AC: Winnipeg. And by that time that was January 1975 and that to me was one of the most difficult things that we had done was move from where I was born which is really warm [former republic of Moldavia], to Israel which is warmer, to Belgium which is kind of wet, to Winnipeg which is just frigid, freezing cold and in 1975 the winters were harsh. I mean now obviously things, with Global Warming, things are a lot warmer. But, holy-moly, I hated Canada. [Laughter].
RT: How old were you then about eight?
AC: Seven and a half.
RT: And when did your attitude about that change?
AC: Like anything it takes time, a couple of years.
RT: Make friends and stuff.
AC: Yeah, that was hard too. I think when you come into a country and kids are mean sometimes when you have a bit of an accent. On top of it all it was the Eagle and the Bear, the cold war was going on and so people don’t see …

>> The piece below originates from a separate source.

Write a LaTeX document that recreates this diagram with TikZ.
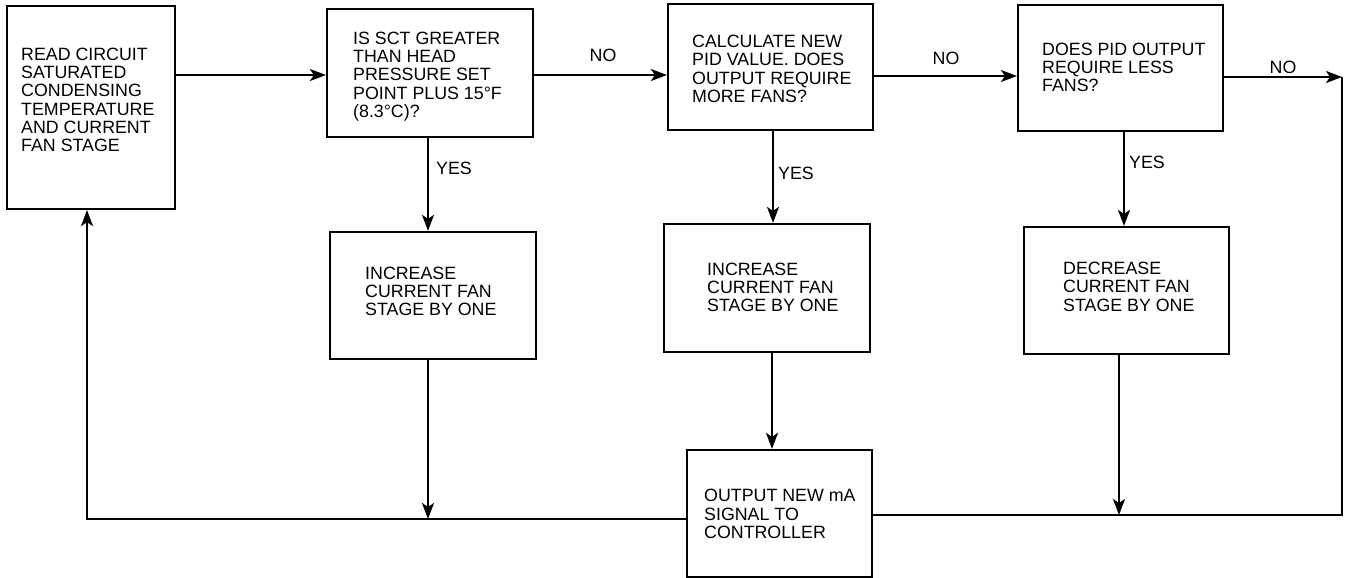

AC: Well don’t see beyond, even in a private Hebrew school, don’t see beyond the Russian part. Coming from a tough stock, coming from the school of hard knocks and surrounded by a lot of sheltered, very soft (I called the North American Jews very soft), thin skinned … I basically fought for my respect, you know, stood up for my rights. Maybe acquired a bit of a bully persona going throughout elementary and junior high school but if that’s what it took for me to gain respect I was going to get that, and that’s what it was and that’s fine.